The human rights of lesbian, gay, bisexual and transgender (LGBT) people continued to be regarded as a sensitive subject in many parts of the region. However, LGBT rights activism increased in several countries, including China, India and the Philippines. In India, a hundred public figures, including writers, academics and celebrities, signed an open letter calling for the repeal of Article 377 of the Penal Code which criminalizes homosexuality; in Hong Kong, a young gay activist successfully challenged a law which provides for a higher age of consent for same sex couples than for heterosexual couples; and in the Philippines, activists lobbied hard for the adoption of a proposed Anti- Discrimination Bill aimed at preventing discrimination against LGBT people.

Leadership on human rights issues emerged in different countries at different levels across the region. At the state level, the Philippines heeded calls to abolish the death penalty. At a popular level, the people of Nepal provided an inspiring demonstration of their strength in moving towards peace and an end to the abuses linked to conflict. Human rights defenders, including women, environmental, indigenous and many other activists, continued to challenge powerful interests to defend basic rights.
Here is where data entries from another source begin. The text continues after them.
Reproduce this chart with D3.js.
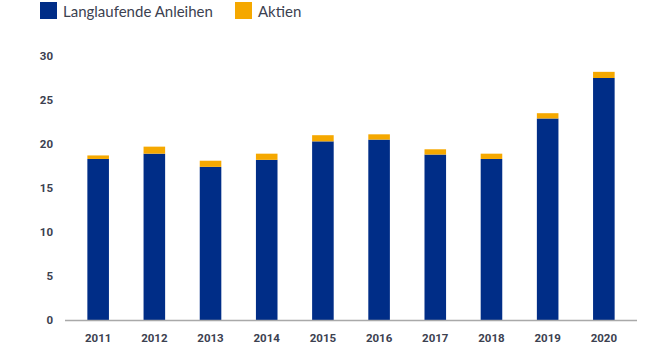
<!DOCTYPE html>
<html><head><meta charset="utf-8">
<script src="https://cdn.jsdelivr.net/npm/d3@7"></script>
<style>body{margin:0;background:#fff}svg{display:block}</style>
</head><body>
<svg id="c" width="650" height="359"></svg>
<script>
const years = ["2011","2012","2013","2014","2015","2016","2017","2018","2019","2020"];
const anleihen = [18.3, 18.9, 17.4, 18.2, 20.3, 20.5, 18.8, 18.3, 22.9, 27.5];
const aktien = [0.4, 0.8, 0.7, 0.7, 0.7, 0.6, 0.6, 0.6, 0.6, 0.7];
const yTicks = [0, 5, 10, 15, 20, 25, 30];
const seriesNames = ["Langlaufende Anleihen", "Aktien"];
const colors = ["#002d87", "#f5a800"];

const svg = d3.select("#c");
const x = d3.scaleBand().domain(years).range([65, 637]).paddingInner(0.616).paddingOuter(0.398);
const y = d3.scaleLinear().domain([0, 30]).range([320, 56]);

const data = years.map((yr, i) => ({year: yr, a: anleihen[i], b: aktien[i]}));
const stack = d3.stack().keys(["a", "b"])(data);

svg.append("g").selectAll("g").data(stack).join("g")
  .attr("fill", (d, i) => colors[i])
  .selectAll("rect").data(d => d).join("rect")
  .attr("x", d => x(d.data.year))
  .attr("width", x.bandwidth())
  .attr("y", d => y(d[1]))
  .attr("height", d => y(d[0]) - y(d[1]));

// baseline
svg.append("line").attr("x1", 65).attr("x2", 637).attr("y1", y(0) + 0.5).attr("y2", y(0) + 0.5)
  .attr("stroke", "#a9a9a9").attr("stroke-width", 1.5);

// y tick labels
const yAxis = d3.axisLeft(y).tickValues(yTicks).tickSize(0).tickPadding(0);
const gy = svg.append("g").attr("transform", "translate(53,0)").call(yAxis);
gy.select(".domain").remove();
gy.selectAll("text").attr("fill", "#3c4150").style("font-family", "Roboto").style("font-weight", "700").style("font-size", "11.5px");

// x tick labels
const xAxis = d3.axisBottom(x).tickSize(0).tickPadding(0);
const gx = svg.append("g").attr("transform", "translate(0,334)").call(xAxis);
gx.select(".domain").remove();
gx.selectAll("text").attr("fill", "#3c4150").style("font-family", "Roboto").style("font-weight", "700").style("font-size", "11.5px");

// legend
const legX = [40, 235];
seriesNames.forEach((n, i) => {
  svg.append("rect").attr("x", legX[i]).attr("y", 2).attr("width", 17).attr("height", 17).attr("fill", colors[i]);
  svg.append("text").attr("x", legX[i] + 23).attr("y", 16.5).text(n)
    .attr("fill", "#3c4150").style("font-family", "Lato").style("font-size", "15px");
});
</script>
</body></html>
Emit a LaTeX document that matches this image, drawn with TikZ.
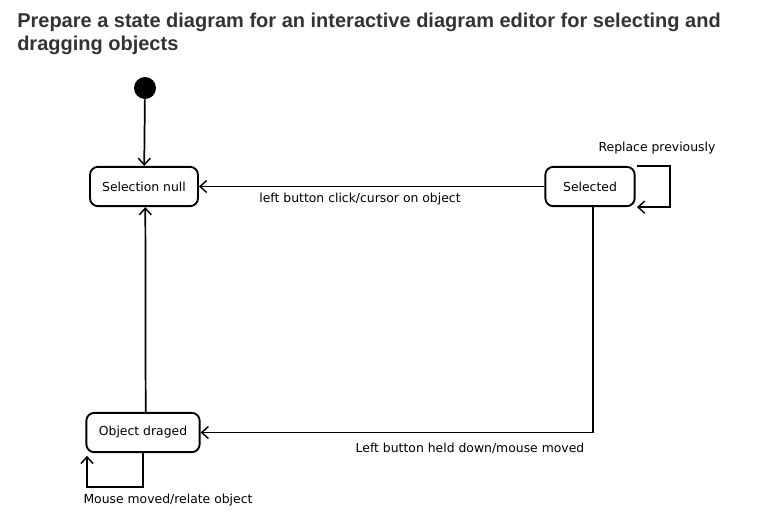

Collectively, the forces for human rights reform showed courage and determination in confronting resistance to progress from within their own societies as well as multiple forms of state repression.

Ultimately, the Asia-Pacific region showed strong demand and great potential for progress across the full spectrum of human rights, with the primary challenge one of political will by governments. The dynamic that made states declare their human rights credentials when contending for membership of the UN Human Rights Council in 2006 should build the momentum towards delivering the full range of economic, social and cultural as well as civil and political rights.